This was the active scene which greeted me when I visited the Stave Hill Ecological Park in Rotherhithe - volunteers performing a variety of essential roles under the guidance of Rebeka Clark, their magical multi-tasking site manager, just as they do every day. She has calculated that there are 4500 volunteer visits here each year, and I was seriously impressed at the scale of their presence in the woods, in the vegetable garden and at the Urban Ecology Office of the Conservation Volunteers located here.
The Ecological Park is run by the Conservation Volunteers (TCV) under TCV Urban Ecology, a national organisation with a small handful of permanent sites. This one is one of the jewels in their crown, created as part of the redevelopment of the Rotherhithe area in the mid 1980s. This was Surrey Docks, which had degenerated from a large, working London dock into an area of neglect, with rubbish dumped into the tanks which used to store timber for the capital. Nature is now protected as a mosaic of grassland, woodland, scrub and wetland habitats. One of the curious contrasts of this area is that, from Canada Water station, you walk through long avenues of brick-paved streets and pavements before the nature site reveals itself and the seemingly interminable bricks disappear. It's a forgotten but newish area of London, which makes the discovery of the Park all the more special. And the views from the enormous mound which makes Stave Hill itself are a new way of seeing Canary Wharf and London's river and skyline.
Volunteers really are at the heart of the park. The website features them prominently and promotes their involvement as as a fun and life-affirming activity. They help with the large five-acre grassland site and the smaller half-acre compound garden, where there is always a welcome cup of tea and a biscuit for the helpers. The last fourteen years have seen a visitor centre built, a multi-purpose space which doubles as a classroom, and - in keeping with the park's philosophy of using reclaimed or repurposed materials wherever possible - this centre is proud to have given a home to paving slabs from Trafalgar Square.
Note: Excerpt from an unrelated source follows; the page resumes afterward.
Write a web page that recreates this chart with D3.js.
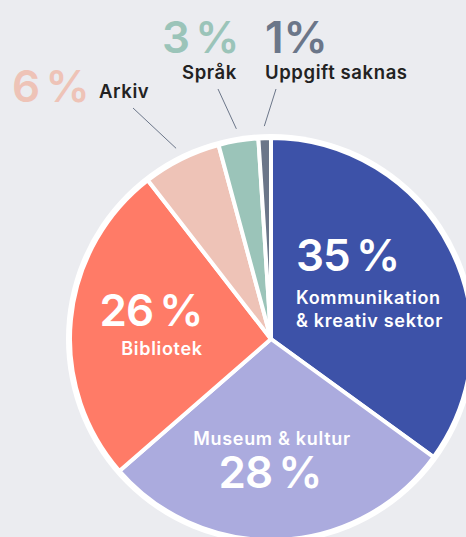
<!DOCTYPE html>
<html>
<head>
<meta charset="utf-8">
<script src="https://cdn.jsdelivr.net/npm/d3@7"></script>
<style>
  html, body { margin: 0; padding: 0; background: #ebecf0; }
  svg { display: block; }
  text { font-family: Inter, "Noto Sans", sans-serif; }
</style>
</head>
<body>
<div id="chart"></div>
<script>
// shares per sector
const categories = ['Kommunikation & kreativ sektor', 'Museum & kultur', 'Bibliotek', 'Arkiv', 'Språk', 'Uppgift saknas'];
const values = [35.0, 28.6, 25.9, 6.3, 3.2, 1.0];
const percentLabels = ['35\u2009%', '28\u2009%', '26\u2009%', '6\u2009%', '3\u2009%', '1%'];
const colors = ['#3d52a8', '#ababde', '#ff7b67', '#eec3b7', '#9bc4b9', '#6b7689'];

const width = 466, height = 537;
const cx = 271, cy = 339, radius = 201;

const svg = d3.select('#chart').append('svg')
  .attr('width', width)
  .attr('height', height);

const pie = d3.pie().sort(null).value(d => d)(values);
const arc = d3.arc().innerRadius(0).outerRadius(radius);

const g = svg.append('g').attr('transform', `translate(${cx},${cy})`);

// white ring around the pie
g.append('circle').attr('r', radius + 4).attr('fill', '#fff');

g.selectAll('path.slice')
  .data(pie)
  .enter()
  .append('path')
  .attr('class', 'slice')
  .attr('d', arc)
  .attr('fill', (d, i) => colors[i])
  .attr('stroke', '#fff')
  .attr('stroke-width', 4)
  .attr('stroke-linejoin', 'round');

// labels inside the big slices
const inside = [
  { i: 0, pct: [296, 271, 'start'], name: [[296, 304], [296, 327]], lines: ['Kommunikation', '& kreativ sektor'], anchor: 'start' },
  { i: 2, pct: [151, 326, 'middle'], name: [[162, 355]], lines: ['Bibliotek'], anchor: 'middle' },
  { i: 1, pct: [270, 488, 'middle'], name: [[272, 445]], lines: ['Museum & kultur'], anchor: 'middle' }
];

inside.forEach(l => {
  svg.append('text')
    .attr('x', l.pct[0]).attr('y', l.pct[1])
    .attr('text-anchor', l.pct[2])
    .attr('fill', '#fff')
    .attr('font-size', 44)
    .attr('font-weight', 600)
    .attr('letter-spacing', -1)
    .text(percentLabels[l.i]);
  l.lines.forEach((t, k) => {
    svg.append('text')
      .attr('x', l.name[k][0]).attr('y', l.name[k][1])
      .attr('text-anchor', l.anchor)
      .attr('fill', '#fff')
      .attr('font-size', 18)
      .attr('font-weight', 600)
      .attr('letter-spacing', 0.7)
      .text(t);
  });
});

// small slices: labels outside with leader lines
const outside = [
  { i: 3, pct: [12, 102], name: [99, 98], end: [133, 108] },
  { i: 4, pct: [162, 53], name: [182, 79], end: [218, 89] },
  { i: 5, pct: [265, 53], name: [265, 79], end: [276, 89] }
];

const leadArc = d3.arc().innerRadius(213).outerRadius(213);

outside.forEach(l => {
  const c = leadArc.centroid(pie[l.i]);
  svg.append('line')
    .attr('x1', cx + c[0]).attr('y1', cy + c[1])
    .attr('x2', l.end[0]).attr('y2', l.end[1])
    .attr('stroke', '#6b7689')
    .attr('stroke-width', 1);
  svg.append('text')
    .attr('x', l.pct[0]).attr('y', l.pct[1])
    .attr('fill', colors[l.i])
    .attr('font-size', 44)
    .attr('font-weight', 600)
    .attr('letter-spacing', l.i === 5 ? 0 : -1)
    .text(percentLabels[l.i]);
  svg.append('text')
    .attr('x', l.name[0]).attr('y', l.name[1])
    .attr('fill', '#222')
    .attr('font-size', 18.5)
    .attr('font-weight', 600)
    .attr('letter-spacing', 0.6)
    .text(categories[l.i]);
});
</script>
</body>
</html>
The central compound has different focal points. This is a ‘Tea pea’, a replica of which will go to a local primary school. It has been planted with strawberries, horseradish, mange-tout, beetroot and herbs.
And this is the Creature Feature, a series of insect houses, which I thought reflected the external high-rise environment. The aim is to change the primacy of bees for nature conservation, emphasising the role of ladybirds and lacewings. Not that they neglect bees - in fact the beehives they used to have in an adjoining field, are expected to return soon, once the field's habitat has been enhanced for them. Around the Creature Feature the plantings are an attractive mixture of pinks, Verbena bonariensis, crow garlic, rose garlic, teasels and crocosmia.
Over in the vegetable plot, cucamelons, currants, raspberries and cherry tomatoes make happy bedfellows. Pumpkins and onions thrived here this year, with an ingenious system of using a bicycle to pump waste water around the plot. Paul has been its volunteer guardian for many years and he proudly showed off his Jerusalem artichokes and a common chaser dragon fly which flew by and settled on a stalk.
Claire showed me around the compound. She is one of 28 Natural Network trainees funded through a grant from the Heritage lottery and is seen here in the woodland area, where a fern garden has a section for lilies of the valley and wild strawberries line some of the paths. There are projects galore which she helps Rebeka to coordinate such as a ‘gentlemen's convenience’, which will use urine to interact with straw and make compost, a fox box and a sound room being planned from bales of straw.
Exchange students from Spain created this structure, planting herbs and saxifrages in plastic water bottles.